* begin Data provided *

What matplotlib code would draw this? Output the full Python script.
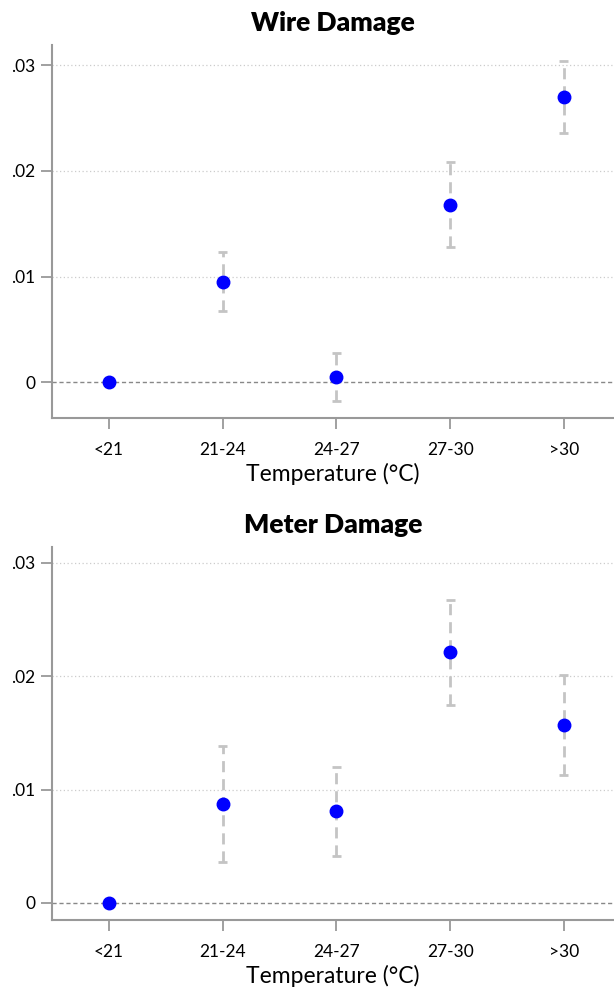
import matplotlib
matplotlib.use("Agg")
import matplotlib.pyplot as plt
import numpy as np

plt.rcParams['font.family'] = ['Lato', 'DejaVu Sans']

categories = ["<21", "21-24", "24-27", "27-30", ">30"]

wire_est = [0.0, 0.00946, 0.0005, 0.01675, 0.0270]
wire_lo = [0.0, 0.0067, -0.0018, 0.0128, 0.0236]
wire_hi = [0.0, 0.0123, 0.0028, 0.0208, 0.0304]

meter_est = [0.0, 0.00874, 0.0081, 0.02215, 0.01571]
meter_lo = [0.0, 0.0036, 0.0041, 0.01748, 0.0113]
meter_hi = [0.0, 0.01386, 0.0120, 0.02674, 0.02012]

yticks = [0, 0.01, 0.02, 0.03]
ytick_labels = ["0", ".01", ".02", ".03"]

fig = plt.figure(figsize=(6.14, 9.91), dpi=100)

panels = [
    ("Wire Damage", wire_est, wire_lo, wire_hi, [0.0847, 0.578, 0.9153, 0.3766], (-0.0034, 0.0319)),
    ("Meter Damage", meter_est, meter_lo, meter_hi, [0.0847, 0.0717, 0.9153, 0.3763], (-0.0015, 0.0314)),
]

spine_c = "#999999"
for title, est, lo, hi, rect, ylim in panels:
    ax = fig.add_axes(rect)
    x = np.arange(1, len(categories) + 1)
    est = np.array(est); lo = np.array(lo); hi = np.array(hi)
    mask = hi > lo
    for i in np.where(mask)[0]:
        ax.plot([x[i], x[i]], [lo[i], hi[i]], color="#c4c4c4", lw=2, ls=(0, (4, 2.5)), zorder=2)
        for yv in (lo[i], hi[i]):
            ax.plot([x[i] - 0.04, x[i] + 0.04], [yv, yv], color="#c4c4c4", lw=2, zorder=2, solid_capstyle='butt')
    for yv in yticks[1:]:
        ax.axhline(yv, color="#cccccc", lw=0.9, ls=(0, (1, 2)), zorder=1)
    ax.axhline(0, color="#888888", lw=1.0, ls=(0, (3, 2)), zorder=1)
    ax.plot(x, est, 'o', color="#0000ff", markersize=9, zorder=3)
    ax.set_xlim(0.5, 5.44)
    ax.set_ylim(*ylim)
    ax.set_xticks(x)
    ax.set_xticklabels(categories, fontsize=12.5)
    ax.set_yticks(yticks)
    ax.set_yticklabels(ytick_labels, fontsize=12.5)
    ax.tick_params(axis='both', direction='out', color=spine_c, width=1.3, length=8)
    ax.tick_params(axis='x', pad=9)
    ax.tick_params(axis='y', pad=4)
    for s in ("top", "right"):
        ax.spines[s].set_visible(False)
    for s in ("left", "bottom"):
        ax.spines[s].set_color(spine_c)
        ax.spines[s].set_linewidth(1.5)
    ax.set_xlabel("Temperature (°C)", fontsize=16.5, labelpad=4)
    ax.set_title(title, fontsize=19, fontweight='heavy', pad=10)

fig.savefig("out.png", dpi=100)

* end Data provided *

» **Directive**
Go through the listing above and write it all out exactly, leaving out any picture.

» **Exercise answer**
What matplotlib code would draw this? Output the full Python script.
import matplotlib
matplotlib.use("Agg")
import matplotlib.pyplot as plt
import numpy as np

plt.rcParams['font.family'] = ['Lato', 'DejaVu Sans']

categories = ["<21", "21-24", "24-27", "27-30", ">30"]

wire_est = [0.0, 0.00946, 0.0005, 0.01675, 0.0270]
wire_lo = [0.0, 0.0067, -0.0018, 0.0128, 0.0236]
wire_hi = [0.0, 0.0123, 0.0028, 0.0208, 0.0304]

meter_est = [0.0, 0.00874, 0.0081, 0.02215, 0.01571]
meter_lo = [0.0, 0.0036, 0.0041, 0.01748, 0.0113]
meter_hi = [0.0, 0.01386, 0.0120, 0.02674, 0.02012]

yticks = [0, 0.01, 0.02, 0.03]
ytick_labels = ["0", ".01", ".02", ".03"]

fig = plt.figure(figsize=(6.14, 9.91), dpi=100)

panels = [
    ("Wire Damage", wire_est, wire_lo, wire_hi, [0.0847, 0.578, 0.9153, 0.3766], (-0.0034, 0.0319)),
    ("Meter Damage", meter_est, meter_lo, meter_hi, [0.0847, 0.0717, 0.9153, 0.3763], (-0.0015, 0.0314)),
]

spine_c = "#999999"
for title, est, lo, hi, rect, ylim in panels:
    ax = fig.add_axes(rect)
    x = np.arange(1, len(categories) + 1)
    est = np.array(est); lo = np.array(lo); hi = np.array(hi)
    mask = hi > lo
    for i in np.where(mask)[0]:
        ax.plot([x[i], x[i]], [lo[i], hi[i]], color="#c4c4c4", lw=2, ls=(0, (4, 2.5)), zorder=2)
        for yv in (lo[i], hi[i]):
            ax.plot([x[i] - 0.04, x[i] + 0.04], [yv, yv], color="#c4c4c4", lw=2, zorder=2, solid_capstyle='butt')
    for yv in yticks[1:]:
        ax.axhline(yv, color="#cccccc", lw=0.9, ls=(0, (1, 2)), zorder=1)
    ax.axhline(0, color="#888888", lw=1.0, ls=(0, (3, 2)), zorder=1)
    ax.plot(x, est, 'o', color="#0000ff", markersize=9, zorder=3)
    ax.set_xlim(0.5, 5.44)
    ax.set_ylim(*ylim)
    ax.set_xticks(x)
    ax.set_xticklabels(categories, fontsize=12.5)
    ax.set_yticks(yticks)
    ax.set_yticklabels(ytick_labels, fontsize=12.5)
    ax.tick_params(axis='both', direction='out', color=spine_c, width=1.3, length=8)
    ax.tick_params(axis='x', pad=9)
    ax.tick_params(axis='y', pad=4)
    for s in ("top", "right"):
        ax.spines[s].set_visible(False)
    for s in ("left", "bottom"):
        ax.spines[s].set_color(spine_c)
        ax.spines[s].set_linewidth(1.5)
    ax.set_xlabel("Temperature (°C)", fontsize=16.5, labelpad=4)
    ax.set_title(title, fontsize=19, fontweight='heavy', pad=10)

fig.savefig("out.png", dpi=100)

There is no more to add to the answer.